WHAT IS EXPECTED:
Extract only the first line of the listing and every line after it up to and including the one with "1.0, 1.0, 1.0]". Omit the pictures.

— Start SOURCE MATERIAL —

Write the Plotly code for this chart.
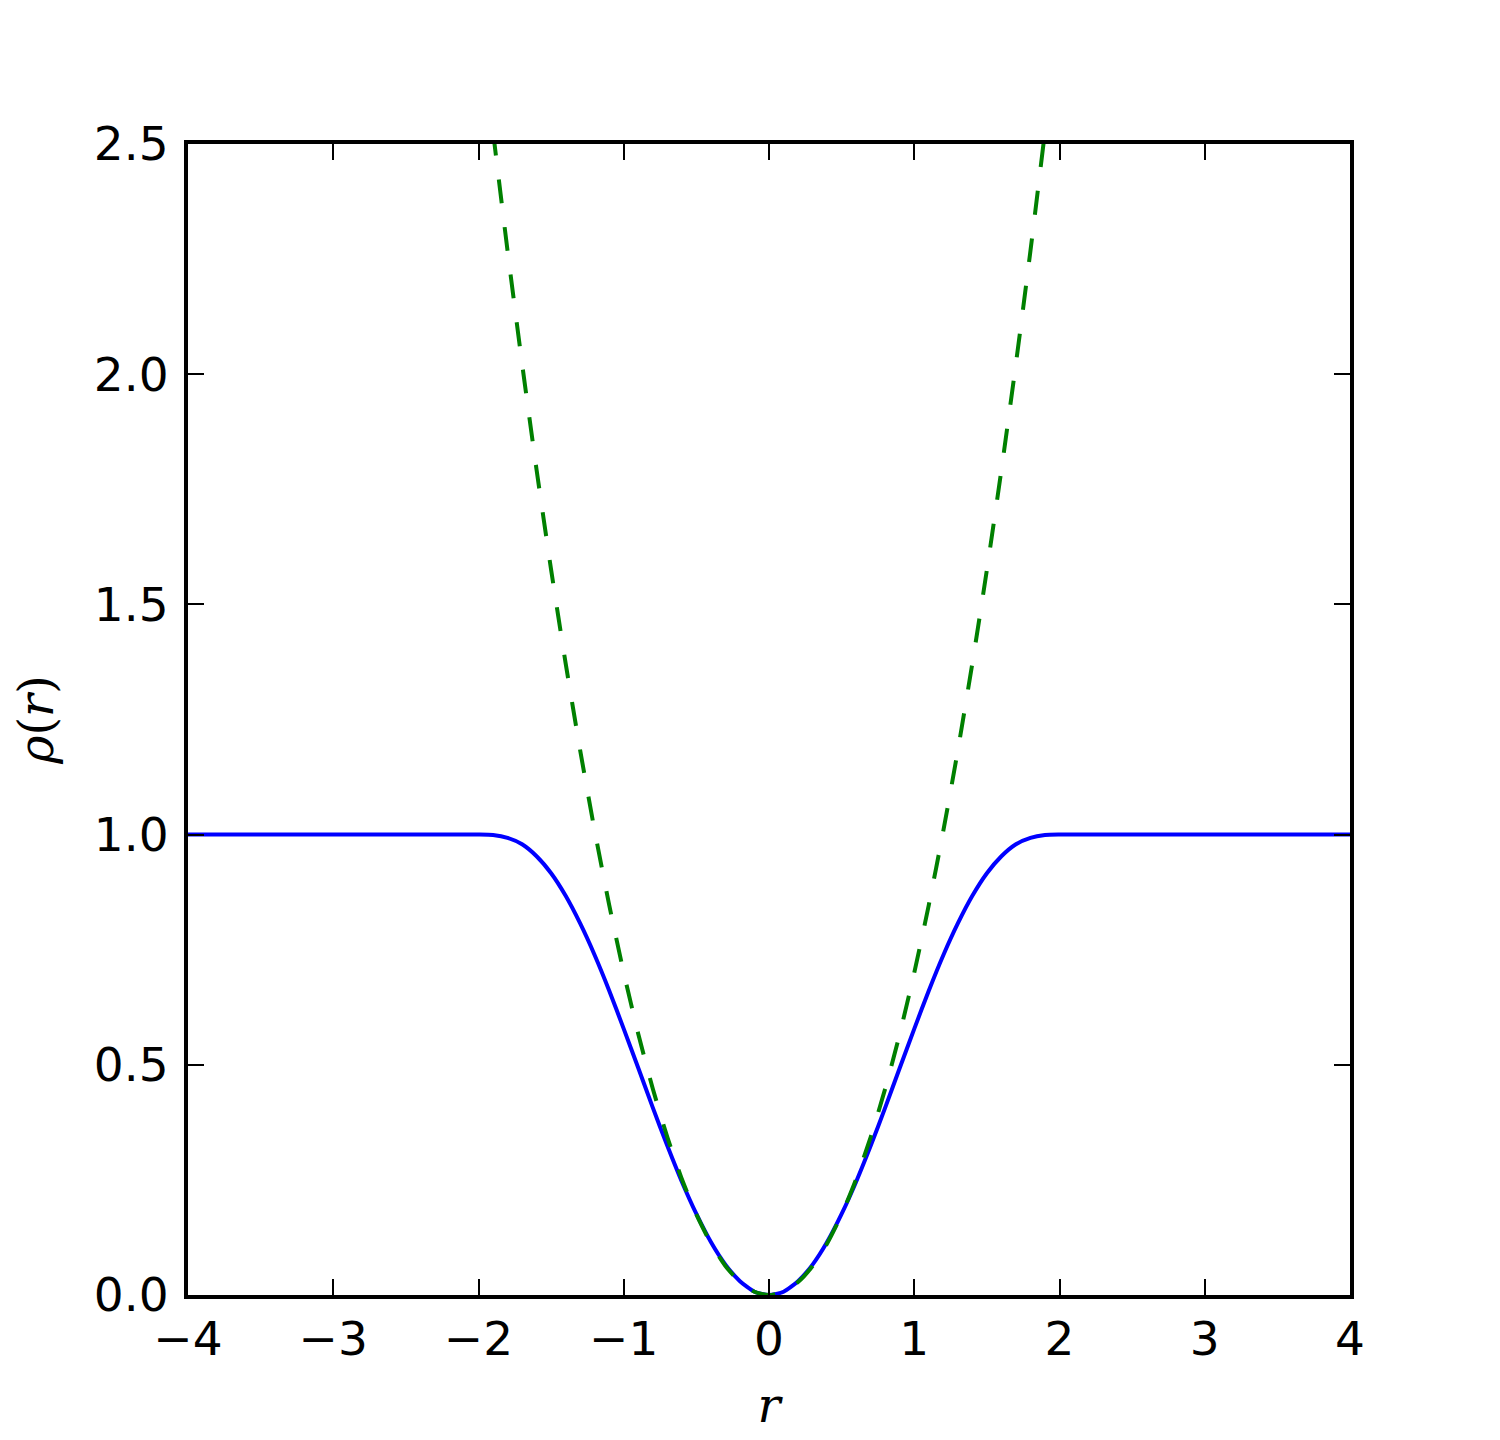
import plotly.graph_objects as go

# Blue curve: rho(r)
r_blue = [-4.0, -3.5, -3.0, -2.5, -2.0, -1.9, -1.8, -1.7, -1.6, -1.5, -1.4, -1.3, -1.2, -1.1, -1.0,
          -0.9, -0.8, -0.7, -0.6, -0.5, -0.4, -0.3, -0.2, -0.1, 0.0,
          0.1, 0.2, 0.3, 0.4, 0.5, 0.6, 0.7, 0.8, 0.9, 1.0,
          1.1, 1.2, 1.3, 1.4, 1.5, 1.6, 1.7, 1.8, 1.9, 2.0, 2.5, 3.0, 3.5, 4.0]
rho_blue = [1.0, 1.0, 1.0, 1.0, 1.0, 0.999, 0.993, 0.979, 0.953, 0.916, 0.867, 0.807, 0.738, 0.661, 0.578,
            0.493, 0.407, 0.324, 0.246, 0.176, 0.115, 0.066, 0.030, 0.007, 0.0,
            0.007, 0.030, 0.066, 0.115, 0.176, 0.246, 0.324, 0.407, 0.493, 0.578,
            0.661, 0.738, 0.807, 0.867, 0.916, 0.953, 0.979, 0.993, 0.999, 1.0, 1.0, 1.0, 1.0, 1.0]

# Green dashed curve (quadratic approximation)
r_green = [-1.9, -1.8, -1.7, -1.6, -1.5, -1.4, -1.3, -1.2, -1.1, -1.0,
           -0.9, -0.8, -0.7, -0.6, -0.5, -0.4, -0.3, -0.2, -0.1, 0.0,
           0.1, 0.2, 0.3, 0.4, 0.5, 0.6, 0.7, 0.8, 0.9, 1.0,
           1.1, 1.2, 1.3, 1.4, 1.5, 1.6, 1.7, 1.8, 1.9]
rho_green = [2.527, 2.268, 2.023, 1.792, 1.575, 1.372, 1.183, 1.008, 0.847, 0.700,
             0.567, 0.448, 0.343, 0.252, 0.175, 0.112, 0.063, 0.028, 0.007, 0.0,
             0.007, 0.028, 0.063, 0.112, 0.175, 0.252, 0.343, 0.448, 0.567, 0.700,
             0.847, 1.008, 1.183, 1.372, 1.575, 1.792, 2.023, 2.268, 2.527]

x_ticks = [-4, -3, -2, -1, 0, 1, 2, 3, 4]
x_ticktext = ["\u22124", "\u22123", "\u22122", "\u22121", "0", "1", "2", "3", "4"]
y_ticks = [0.0, 0.5, 1.0, 1.5, 2.0, 2.5]
y_ticktext = ["0.0", "0.5", "1.0", "1.5", "2.0", "2.5"]

fig = go.Figure()
fig.add_trace(go.Scatter(x=r_blue, y=rho_blue, mode="lines",
                         line=dict(color="#0000ff", width=4, shape="spline", smoothing=0.6),
                         showlegend=False, hoverinfo="skip"))
fig.add_trace(go.Scatter(x=r_green, y=rho_green, mode="lines",
                         line=dict(color="#008000", width=4, dash="24px,24px", shape="spline", smoothing=0.6),
                         showlegend=False, hoverinfo="skip"))

axis_common = dict(showline=True, linecolor="black", linewidth=4, mirror="allticks",
                   ticks="inside", ticklen=16, tickwidth=2, tickcolor="black",
                   showgrid=False, zeroline=False,
                   tickfont=dict(family="DejaVu Sans", size=47, color="black"))

fig.update_xaxes(range=[-4, 4], tickvals=x_ticks, ticktext=x_ticktext,
                 title=dict(text="<i>r</i>", font=dict(family="DejaVu Serif", size=48, color="black"),
                            standoff=24),
                 ticklabelstandoff=0, **axis_common)
fig.update_yaxes(range=[0, 2.5], tickvals=y_ticks, ticktext=y_ticktext,
                 title=dict(text="<i>ρ</i>(<i>r</i>)", font=dict(family="DejaVu Serif", size=48, color="black"),
                            standoff=31),
                 ticklabelstandoff=6, **axis_common)

fig.update_layout(width=1500, height=1440,
                  margin=dict(l=180, r=158, t=136, b=153, autoexpand=False),
                  plot_bgcolor="white", paper_bgcolor="white")

fig.write_html("out.html")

— End SOURCE MATERIAL —

RESULT OF THE EXERCISE:
Write the Plotly code for this chart.
import plotly.graph_objects as go

# Blue curve: rho(r)
r_blue = [-4.0, -3.5, -3.0, -2.5, -2.0, -1.9, -1.8, -1.7, -1.6, -1.5, -1.4, -1.3, -1.2, -1.1, -1.0,
          -0.9, -0.8, -0.7, -0.6, -0.5, -0.4, -0.3, -0.2, -0.1, 0.0,
          0.1, 0.2, 0.3, 0.4, 0.5, 0.6, 0.7, 0.8, 0.9, 1.0,
          1.1, 1.2, 1.3, 1.4, 1.5, 1.6, 1.7, 1.8, 1.9, 2.0, 2.5, 3.0, 3.5, 4.0]
rho_blue = [1.0, 1.0, 1.0, 1.0, 1.0, 0.999, 0.993, 0.979, 0.953, 0.916, 0.867, 0.807, 0.738, 0.661, 0.578,
            0.493, 0.407, 0.324, 0.246, 0.176, 0.115, 0.066, 0.030, 0.007, 0.0,
            0.007, 0.030, 0.066, 0.115, 0.176, 0.246, 0.324, 0.407, 0.493, 0.578,
            0.661, 0.738, 0.807, 0.867, 0.916, 0.953, 0.979, 0.993, 0.999, 1.0, 1.0, 1.0, 1.0, 1.0]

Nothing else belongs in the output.